== Problem statement ==
Write out the full listing exactly as given, minus the images.

== Given material ==
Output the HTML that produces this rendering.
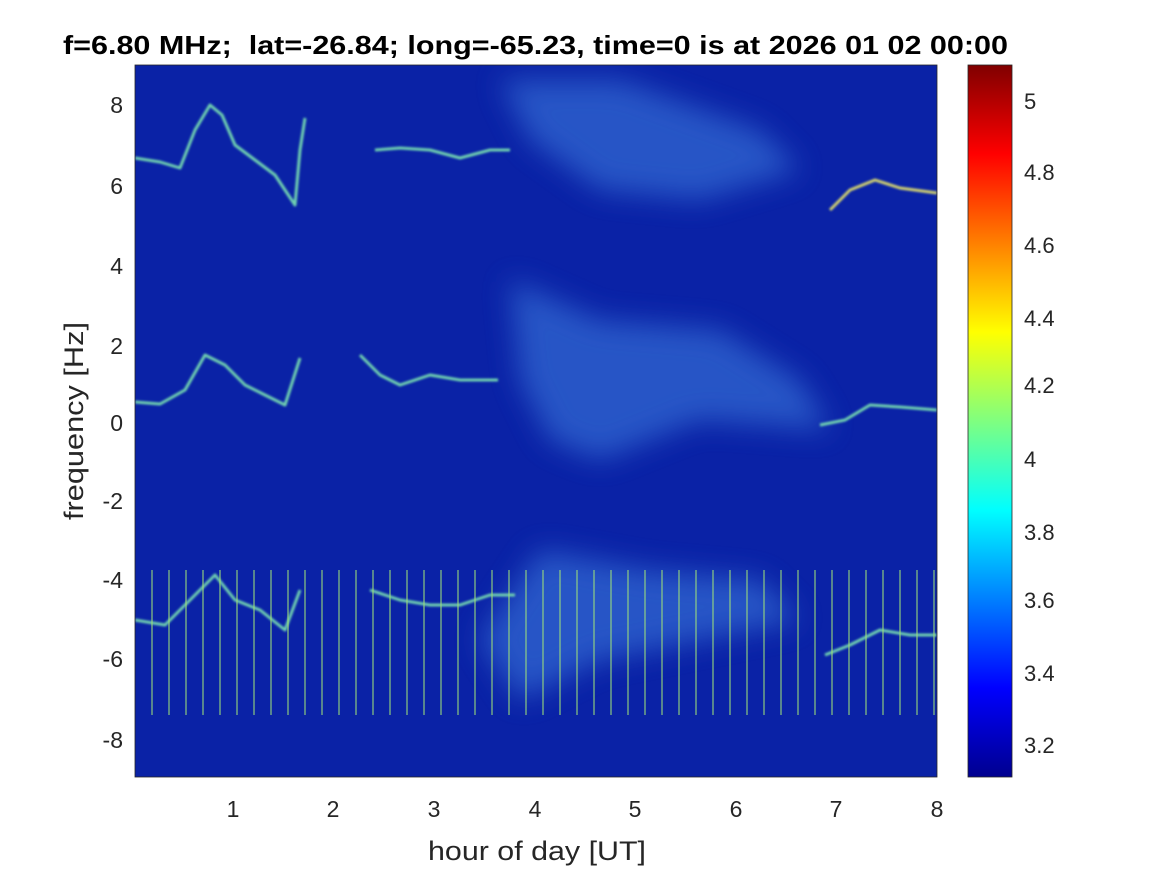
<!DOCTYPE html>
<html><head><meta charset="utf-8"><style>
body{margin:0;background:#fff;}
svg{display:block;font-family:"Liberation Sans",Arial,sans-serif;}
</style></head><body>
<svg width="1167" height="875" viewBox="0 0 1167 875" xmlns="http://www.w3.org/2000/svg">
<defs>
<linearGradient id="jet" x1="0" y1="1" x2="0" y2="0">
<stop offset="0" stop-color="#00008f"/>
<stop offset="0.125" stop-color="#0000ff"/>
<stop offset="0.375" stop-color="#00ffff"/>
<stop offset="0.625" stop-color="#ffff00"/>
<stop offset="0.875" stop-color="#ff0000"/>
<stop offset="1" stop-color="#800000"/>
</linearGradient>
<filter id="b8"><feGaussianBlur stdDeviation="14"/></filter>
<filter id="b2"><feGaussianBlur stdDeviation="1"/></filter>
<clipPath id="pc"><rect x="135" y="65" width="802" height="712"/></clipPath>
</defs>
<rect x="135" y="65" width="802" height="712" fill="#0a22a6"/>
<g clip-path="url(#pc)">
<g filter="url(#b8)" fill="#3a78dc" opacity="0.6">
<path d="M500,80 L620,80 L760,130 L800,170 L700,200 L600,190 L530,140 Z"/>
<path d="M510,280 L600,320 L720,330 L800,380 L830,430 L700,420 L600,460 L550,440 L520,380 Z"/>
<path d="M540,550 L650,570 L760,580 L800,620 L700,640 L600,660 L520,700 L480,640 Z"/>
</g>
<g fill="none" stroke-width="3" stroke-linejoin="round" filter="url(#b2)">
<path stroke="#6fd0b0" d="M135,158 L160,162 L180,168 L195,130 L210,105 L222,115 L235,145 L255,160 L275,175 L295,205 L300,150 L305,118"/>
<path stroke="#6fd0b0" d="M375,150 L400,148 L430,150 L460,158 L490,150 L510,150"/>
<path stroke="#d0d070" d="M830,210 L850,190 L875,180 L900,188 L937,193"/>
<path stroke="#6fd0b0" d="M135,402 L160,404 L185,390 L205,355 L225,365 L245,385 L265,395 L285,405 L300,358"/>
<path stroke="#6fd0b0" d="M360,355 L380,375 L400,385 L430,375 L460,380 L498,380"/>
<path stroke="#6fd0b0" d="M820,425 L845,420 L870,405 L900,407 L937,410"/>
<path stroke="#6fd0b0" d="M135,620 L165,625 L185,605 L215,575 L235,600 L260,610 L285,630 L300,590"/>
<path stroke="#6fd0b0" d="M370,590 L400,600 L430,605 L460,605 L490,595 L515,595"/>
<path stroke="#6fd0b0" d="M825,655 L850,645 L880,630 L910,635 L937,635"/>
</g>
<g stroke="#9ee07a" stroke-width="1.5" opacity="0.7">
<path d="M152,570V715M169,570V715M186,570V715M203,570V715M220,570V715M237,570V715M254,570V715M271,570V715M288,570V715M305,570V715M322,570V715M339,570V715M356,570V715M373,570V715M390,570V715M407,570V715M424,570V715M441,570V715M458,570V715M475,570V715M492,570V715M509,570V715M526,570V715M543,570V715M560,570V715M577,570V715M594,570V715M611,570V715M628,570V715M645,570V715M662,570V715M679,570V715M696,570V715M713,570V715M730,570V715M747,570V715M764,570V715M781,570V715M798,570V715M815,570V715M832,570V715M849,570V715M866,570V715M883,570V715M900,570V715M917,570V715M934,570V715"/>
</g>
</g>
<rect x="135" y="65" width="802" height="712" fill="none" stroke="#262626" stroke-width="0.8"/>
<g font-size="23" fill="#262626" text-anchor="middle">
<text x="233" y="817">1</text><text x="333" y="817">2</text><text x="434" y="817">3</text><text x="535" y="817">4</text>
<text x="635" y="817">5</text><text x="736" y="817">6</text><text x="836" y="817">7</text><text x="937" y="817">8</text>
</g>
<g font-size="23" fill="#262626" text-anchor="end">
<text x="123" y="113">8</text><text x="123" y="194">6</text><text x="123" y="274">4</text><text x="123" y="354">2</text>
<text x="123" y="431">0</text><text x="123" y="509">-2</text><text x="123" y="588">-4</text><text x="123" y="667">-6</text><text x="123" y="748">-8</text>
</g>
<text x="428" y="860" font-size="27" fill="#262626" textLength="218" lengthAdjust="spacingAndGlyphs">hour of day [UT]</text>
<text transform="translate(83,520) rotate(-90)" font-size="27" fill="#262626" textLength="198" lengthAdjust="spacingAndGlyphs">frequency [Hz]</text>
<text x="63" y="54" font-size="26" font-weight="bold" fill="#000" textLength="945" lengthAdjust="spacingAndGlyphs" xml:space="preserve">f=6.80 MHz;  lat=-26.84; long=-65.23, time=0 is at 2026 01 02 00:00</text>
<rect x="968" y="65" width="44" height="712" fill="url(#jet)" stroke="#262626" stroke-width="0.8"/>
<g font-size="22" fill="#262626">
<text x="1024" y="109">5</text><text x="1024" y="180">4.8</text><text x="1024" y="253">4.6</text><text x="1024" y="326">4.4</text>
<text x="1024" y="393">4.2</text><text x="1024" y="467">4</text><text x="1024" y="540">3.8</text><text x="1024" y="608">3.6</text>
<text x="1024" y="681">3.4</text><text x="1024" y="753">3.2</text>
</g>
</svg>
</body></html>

== Task result ==
Output the HTML that produces this rendering.
<!DOCTYPE html>
<html><head><meta charset="utf-8"><style>
body{margin:0;background:#fff;}
svg{display:block;font-family:"Liberation Sans",Arial,sans-serif;}
</style></head><body>
<svg width="1167" height="875" viewBox="0 0 1167 875" xmlns="http://www.w3.org/2000/svg">
<defs>
<linearGradient id="jet" x1="0" y1="1" x2="0" y2="0">
<stop offset="0" stop-color="#00008f"/>
<stop offset="0.125" stop-color="#0000ff"/>
<stop offset="0.375" stop-color="#00ffff"/>
<stop offset="0.625" stop-color="#ffff00"/>
<stop offset="0.875" stop-color="#ff0000"/>
<stop offset="1" stop-color="#800000"/>
</linearGradient>
<filter id="b8"><feGaussianBlur stdDeviation="14"/></filter>
<filter id="b2"><feGaussianBlur stdDeviation="1"/></filter>
<clipPath id="pc"><rect x="135" y="65" width="802" height="712"/></clipPath>
</defs>
<rect x="135" y="65" width="802" height="712" fill="#0a22a6"/>
<g clip-path="url(#pc)">
<g filter="url(#b8)" fill="#3a78dc" opacity="0.6">
<path d="M500,80 L620,80 L760,130 L800,170 L700,200 L600,190 L530,140 Z"/>
<path d="M510,280 L600,320 L720,330 L800,380 L830,430 L700,420 L600,460 L550,440 L520,380 Z"/>
<path d="M540,550 L650,570 L760,580 L800,620 L700,640 L600,660 L520,700 L480,640 Z"/>
</g>
<g fill="none" stroke-width="3" stroke-linejoin="round" filter="url(#b2)">
<path stroke="#6fd0b0" d="M135,158 L160,162 L180,168 L195,130 L210,105 L222,115 L235,145 L255,160 L275,175 L295,205 L300,150 L305,118"/>
<path stroke="#6fd0b0" d="M375,150 L400,148 L430,150 L460,158 L490,150 L510,150"/>
<path stroke="#d0d070" d="M830,210 L850,190 L875,180 L900,188 L937,193"/>
<path stroke="#6fd0b0" d="M135,402 L160,404 L185,390 L205,355 L225,365 L245,385 L265,395 L285,405 L300,358"/>
<path stroke="#6fd0b0" d="M360,355 L380,375 L400,385 L430,375 L460,380 L498,380"/>
<path stroke="#6fd0b0" d="M820,425 L845,420 L870,405 L900,407 L937,410"/>
<path stroke="#6fd0b0" d="M135,620 L165,625 L185,605 L215,575 L235,600 L260,610 L285,630 L300,590"/>
<path stroke="#6fd0b0" d="M370,590 L400,600 L430,605 L460,605 L490,595 L515,595"/>
<path stroke="#6fd0b0" d="M825,655 L850,645 L880,630 L910,635 L937,635"/>
</g>
<g stroke="#9ee07a" stroke-width="1.5" opacity="0.7">
<path d="M152,570V715M169,570V715M186,570V715M203,570V715M220,570V715M237,570V715M254,570V715M271,570V715M288,570V715M305,570V715M322,570V715M339,570V715M356,570V715M373,570V715M390,570V715M407,570V715M424,570V715M441,570V715M458,570V715M475,570V715M492,570V715M509,570V715M526,570V715M543,570V715M560,570V715M577,570V715M594,570V715M611,570V715M628,570V715M645,570V715M662,570V715M679,570V715M696,570V715M713,570V715M730,570V715M747,570V715M764,570V715M781,570V715M798,570V715M815,570V715M832,570V715M849,570V715M866,570V715M883,570V715M900,570V715M917,570V715M934,570V715"/>
</g>
</g>
<rect x="135" y="65" width="802" height="712" fill="none" stroke="#262626" stroke-width="0.8"/>
<g font-size="23" fill="#262626" text-anchor="middle">
<text x="233" y="817">1</text><text x="333" y="817">2</text><text x="434" y="817">3</text><text x="535" y="817">4</text>
<text x="635" y="817">5</text><text x="736" y="817">6</text><text x="836" y="817">7</text><text x="937" y="817">8</text>
</g>
<g font-size="23" fill="#262626" text-anchor="end">
<text x="123" y="113">8</text><text x="123" y="194">6</text><text x="123" y="274">4</text><text x="123" y="354">2</text>
<text x="123" y="431">0</text><text x="123" y="509">-2</text><text x="123" y="588">-4</text><text x="123" y="667">-6</text><text x="123" y="748">-8</text>
</g>
<text x="428" y="860" font-size="27" fill="#262626" textLength="218" lengthAdjust="spacingAndGlyphs">hour of day [UT]</text>
<text transform="translate(83,520) rotate(-90)" font-size="27" fill="#262626" textLength="198" lengthAdjust="spacingAndGlyphs">frequency [Hz]</text>
<text x="63" y="54" font-size="26" font-weight="bold" fill="#000" textLength="945" lengthAdjust="spacingAndGlyphs" xml:space="preserve">f=6.80 MHz;  lat=-26.84; long=-65.23, time=0 is at 2026 01 02 00:00</text>
<rect x="968" y="65" width="44" height="712" fill="url(#jet)" stroke="#262626" stroke-width="0.8"/>
<g font-size="22" fill="#262626">
<text x="1024" y="109">5</text><text x="1024" y="180">4.8</text><text x="1024" y="253">4.6</text><text x="1024" y="326">4.4</text>
<text x="1024" y="393">4.2</text><text x="1024" y="467">4</text><text x="1024" y="540">3.8</text><text x="1024" y="608">3.6</text>
<text x="1024" y="681">3.4</text><text x="1024" y="753">3.2</text>
</g>
</svg>
</body></html>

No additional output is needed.